Our mechanistic investigation of these reactions (doi: 10.1039/c7sc02859h) using soluble and partially soluble bases led to the identification of various pathways for catalyst deactivation through (i) product inhibition with amine products, (ii) by-product inhibition with inorganic halide salts, and (iii) ligand exchange by soluble carboxylate bases. The reactions using partially soluble inorganic bases showed variable induction periods, which are responsible for the reproducibility issues in these reactions. Surprisingly, more finely milled Cs2CO3 resulted in a longer induction period due to the higher concentration of the deprotonated amine/amide, leading to suppressed catalytic activity. These results have significant implications on future ligand development for the Ullmann–Goldberg reaction and on the solid form of the inorganic base as an important variable with mechanistic ramifications in many catalytic reactions.
Through collaborations with other research groups in fluid dynamics and inorganic chemistry, we developed an extremely efficient and scalable electrochemical flow-cell which can effect the conversion of imidazoliums and a copper electrode to Cu-NHC catalysts (NHC = N-heterocyclic carbene) in very high yields (DOI: 10.1021/ja512868a). The purity of the Cu-NHC catalysts is sufficient to allow direct 'dispensing' of the catalyst solution to catalytic reactions, when required, with no detectable change in catalytic activity and selectivity compared to using the purified catalysts. This will enable rapid catalytic screening, as well as catalyst top-up (coupled with computer controlled reactors) in the near future.
The technology is applicable to a wide range of ligands beyond NHCs.

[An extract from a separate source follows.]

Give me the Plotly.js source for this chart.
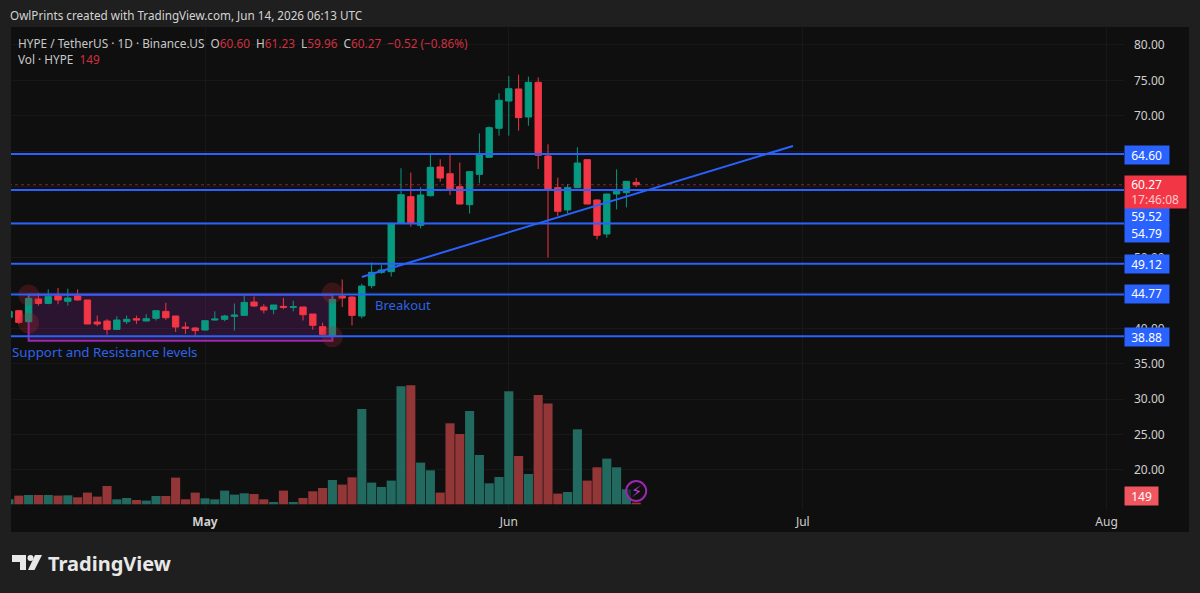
<!DOCTYPE html>
<html><head><meta charset="utf-8">
<script src="https://cdn.plot.ly/plotly-3.0.1.min.js"></script>
<style>html,body{margin:0;padding:0;background:#1f1f1f}#c{width:1200px;height:593px}</style>
</head><body><div id="c"></div>
<script>
// Daily candles, first day 2026-04-11
const dates = [];
const startDay = Date.UTC(2026, 3, 11);
const open_ = [41.55,42.49,40.94,44.14,43.52,44.56,43.81,44.56,44.00,40.89,41.03,39.85,40.94,41.36,41.03,41.41,42.39,41.74,40.18,40.04,39.76,41.17,41.27,41.69,41.83,43.71,43.01,42.68,43.10,42.96,43.01,42.02,40.23,38.91,44.56,44.42,41.74,46.02,47.90,48.00,54.82,58.59,54.54,58.73,62.78,61.83,60.00,57.46,61.74,64.14,68.24,72.09,73.79,69.83,74.73,64.33,59.86,56.71,59.86,63.81,58.12,53.32,58.96,59.15,60.60];
const high_ = [42.60,42.60,44.80,45.00,45.50,45.70,45.60,45.50,44.00,41.80,41.30,41.70,41.80,41.80,42.00,42.50,43.60,41.74,40.90,40.20,41.10,42.40,41.90,43.50,44.60,44.50,43.40,43.30,44.30,43.90,43.00,42.00,40.80,44.40,46.90,44.50,46.30,49.30,48.94,54.82,62.60,61.98,59.90,64.47,63.86,64.70,63.40,62.20,67.53,68.50,73.18,75.62,75.80,75.53,75.43,65.98,61.27,60.33,65.55,63.90,58.20,59.00,62.45,60.80,61.23];
const low_ = [41.40,40.60,40.80,43.20,43.40,43.40,43.20,43.90,40.60,40.30,39.10,39.80,40.60,40.60,41.00,41.10,41.20,39.50,39.20,39.00,39.70,41.10,41.00,39.70,41.80,43.00,42.10,42.00,42.70,42.40,41.10,39.80,39.00,38.80,43.00,40.40,41.40,45.65,47.70,47.30,54.80,54.35,54.10,58.60,60.70,58.80,57.50,56.20,60.47,64.10,67.20,67.20,67.90,68.60,62.50,50.00,55.86,56.20,59.80,57.50,52.56,52.80,56.80,57.08,59.96];
const close_ = [42.39,40.84,44.23,43.52,44.47,44.00,44.28,44.00,40.61,40.61,39.85,41.17,41.27,41.17,41.36,42.49,41.50,40.18,40.00,39.67,41.08,41.31,41.74,41.88,43.66,43.15,42.58,43.29,42.96,43.05,41.92,40.42,39.15,44.09,44.28,41.83,45.97,47.90,48.24,54.82,58.87,54.92,58.82,62.73,61.22,59.53,57.55,62.12,64.47,68.33,72.19,73.83,69.74,74.73,64.42,59.53,56.52,59.86,63.34,57.55,53.13,58.96,59.34,60.75,60.27];
// Volume, in relative units
const volume = [5,8.7,9.3,9.3,9.3,8.7,9,7,11.7,7.7,18.3,5,6.3,4.3,3.7,8.3,8.3,26.7,5,11.7,6,5,13.7,9.7,11,10.3,5,2.3,13.7,2.3,6.3,13,16.3,24.3,19.7,27,95.3,21.7,17.3,23.7,118,119,41.7,34,11.7,81,70.3,93.3,49.3,21,27.3,113,48.3,30.3,109.3,100.7,10.7,12.3,75,23.7,37,45.7,37,15,1.7];
for (let i = 0; i < open_.length; i++) dates.push(new Date(startDay + i * 864e5).toISOString().slice(0, 10));

const levels = [64.60, 54.79, 49.12, 44.77, 38.88, 59.52];
const lastPrice = 60.27;
const trendX = ['2026-05-17', '2026-06-30'];
const trendY = [47.25, 65.74];
const boxX = ['2026-04-13', '2026-05-14'];
const boxY = [38.25, 44.75];
const pivotX = ['2026-04-13', '2026-04-13', '2026-05-14', '2026-05-14'];
const pivotY = [44.7, 40.75, 45.0, 38.8];
const priceTicks = [80,75,70,50,40,35,30,25,20];
const hiddenGrid = [65,60,55,45];
const monthVals = ['2026-05-01', '2026-06-01', '2026-07-01', '2026-08-01'];
const monthText = ['<b>May</b>', 'Jun', 'Jul', 'Aug'];

const xFrom = '2026-04-11 04:48', xTo = '2026-08-02 18:43';
const L = 11, R = 1124, T = 27, B = 510;
const FONT = '"Noto Sans", sans-serif';
const BLUE = '#2962ff', GREEN = '#089981', RED = '#f23645';
const px = x => (x - L) / (R - L), py = y => 1 - (y - T) / (B - T);
const colors = close_.map((c, i) => c >= open_[i] ? '#22695f' : '#933638');

const traces = [];
traces.push({type: 'bar', x: dates, y: volume, yaxis: 'y2', marker: {color: colors, line: {width: 0}}, hoverinfo: 'skip'});
traces.push({type: 'scatter', mode: 'markers', x: pivotX, y: pivotY, hoverinfo: 'skip',
  marker: {size: 21, color: 'rgba(178,40,51,0.27)', line: {width: 0}}});
traces.push({type: 'scatter', mode: 'lines', x: [dates[0], xTo], y: [lastPrice, lastPrice], hoverinfo: 'skip',
  line: {color: 'rgba(242,54,69,0.55)', width: 1, dash: 'dot'}});
levels.forEach(v => traces.push({type: 'scatter', mode: 'lines', x: [xFrom, xTo], y: [v, v], hoverinfo: 'skip',
  line: {color: BLUE, width: 2}}));
traces.push({type: 'candlestick', x: dates, open: open_, high: high_, low: low_, close: close_, hoverinfo: 'skip',
  increasing: {line: {color: GREEN, width: 1}, fillcolor: GREEN},
  decreasing: {line: {color: RED, width: 1}, fillcolor: RED}, whiskerwidth: 0});
traces.push({type: 'scatter', mode: 'lines', x: trendX, y: trendY, hoverinfo: 'skip', line: {color: BLUE, width: 2}});
traces.push({type: 'scatter', mode: 'markers', x: ['2026-06-14'], y: [13.3], yaxis: 'y2', hoverinfo: 'skip',
  marker: {size: 20, color: 'rgba(15,15,15,0.6)', line: {color: '#9c27b0', width: 2}}});

const shapes = [
  {type: 'rect', xref: 'paper', yref: 'paper', layer: 'below', x0: 0, x1: px(1189), y0: py(532), y1: 1, fillcolor: '#0f0f0f', line: {width: 0}},
  {type: 'rect', xref: 'x', yref: 'y', layer: 'between', x0: boxX[0], x1: boxX[1], y0: boxY[0], y1: boxY[1], fillcolor: 'rgba(156,39,176,0.2)', line: {color: '#9c27b0', width: 2}},
  {type: 'path', xref: 'paper', yref: 'paper', layer: 'above', fillcolor: '#e8e8e8', line: {width: 0},
    path: `M${px(12)},${py(555)}L${px(26)},${py(555)}L${px(26)},${py(570)}L${px(20)},${py(570)}L${px(20)},${py(562)}L${px(12)},${py(562)}Z`},
  {type: 'circle', xref: 'paper', yref: 'paper', layer: 'above', fillcolor: '#e8e8e8', line: {width: 0},
    x0: px(27.5), x1: px(33.5), y0: py(561), y1: py(555)},
  {type: 'path', xref: 'paper', yref: 'paper', layer: 'above', fillcolor: '#e8e8e8', line: {width: 0},
    path: `M${px(35)},${py(555)}L${px(42)},${py(555)}L${px(34.5)},${py(570)}L${px(28)},${py(570)}Z`},
];

const txt = (x, y, text, size, color, extra) => Object.assign({xref: 'paper', yref: 'paper', x: px(x), y: py(y), text, showarrow: false,
  xanchor: 'left', yanchor: 'middle', font: {family: FONT, size, color}}, extra || {});
const tag = (y0, y1, text, bg, w, fc) => txt(1124, (y0 + y1) / 2, text, 12, fc || '#ffffff',
  {bgcolor: bg, width: w, height: y1 - y0, borderpad: 0, align: 'left', xshift: 0});
const r = s => `<span style="color:#d0303f">${s}</span>`;

const annotations = [
  txt(8, 15, 'OwlPrints created with TradingView.com, Jun 14, 2026 06:13 UTC', 11.7, '#d4d4d4'),
  txt(16, 43, `HYPE / TetherUS · 1D · Binance.US  O${r('60.60')}  H${r('61.23')}  L${r('59.96')}  C${r('60.27')}  ${r('−0.52 (−0.86%)')}`, 11.8, '#c8c8c8'),
  txt(16, 59, `Vol · HYPE  ${r('149')}`, 11.8, '#c8c8c8'),
  txt(10, 352, 'Support and Resistance levels', 13.3, '#2f62e8'),
  txt(373, 305, 'Breakout', 13, '#2f62e8'),
  txt(46, 563, '<b>TradingView</b>', 20, '#e8e8e8'),
  tag(145.7, 164, '  ' + levels[0].toFixed(2), BLUE, 44),
  tag(207.7, 225, '  ' + levels[5].toFixed(2), BLUE, 44),
  tag(225, 242, '  ' + levels[1].toFixed(2), BLUE, 44),
  tag(255, 273, '  ' + levels[2].toFixed(2), BLUE, 44),
  tag(285.5, 303, '  ' + levels[3].toFixed(2), BLUE, 44),
  tag(328, 346, '  ' + levels[4].toFixed(2), BLUE, 44),
  tag(176, 208, '  ' + lastPrice.toFixed(2) + '<br>  <span style="color:#ffc9cd">17:46:08</span>', RED, 61),
  tag(487, 505, '  149', '#f0565f', 33),
  {xref: 'x', yref: 'y2', x: '2026-06-14', y: 13.3, text: '⚡', showarrow: false, font: {family: '"DejaVu Sans"', size: 16, color: '#b13fd1'}},
];

const layout = {
  width: 1200, height: 593, showlegend: false, bargap: 0.07, boxgap: 0.35, boxgroupgap: 0, hovermode: false,
  paper_bgcolor: '#1f1f1f', plot_bgcolor: 'rgba(0,0,0,0)',
  margin: {l: L, r: 1200 - R, t: T, b: 593 - B, pad: 0},
  font: {family: FONT, size: 12, color: '#cfcfcf'},
  xaxis: {type: 'date', range: [xFrom, xTo], tickmode: 'array', tickvals: monthVals, ticktext: monthText,
    showgrid: true, gridcolor: '#181818', gridwidth: 1, zeroline: false, showline: false, ticks: '',
    ticklabelstandoff: 3, tickfont: {family: FONT, size: 12, color: '#cfcfcf'}, rangeslider: {visible: false}, fixedrange: true},
  yaxis: {side: 'right', range: [14.35, 82.54], tickmode: 'array', tickvals: priceTicks,
    ticktext: priceTicks.map(v => v.toFixed(2)), showgrid: true, gridcolor: '#181818', zeroline: false, showline: false, ticks: '',
    minor: {tickmode: 'array', tickvals: hiddenGrid, showgrid: true, gridcolor: '#181818', ticks: ''},
    ticklabelstandoff: 9, tickfont: {family: FONT, size: 12, color: '#cfcfcf'}, fixedrange: true},
  yaxis2: {overlaying: 'y', side: 'left', range: [-5.7, 477.3], visible: false, fixedrange: true},
  shapes, annotations
};
Plotly.newPlot('c', traces, layout, {displayModeBar: false, staticPlot: true});
</script></body></html>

Research in the group investigated the 'activation' of CO2 using guanidine/amidines catalysts and the subsequent catalytic reactions between CO2 and propargylamines. Factors controlling the complexation between amines and CO2 and catalytic activity have been carefully examined using a range of physical organic chemical techniques. This had led to a 10 times increase in the performance of the catalytic system at low loading using a much cheaper catalyst (doi: 10.1039/C4CY00480A and doi: 10.1021/acscatal.7b04108).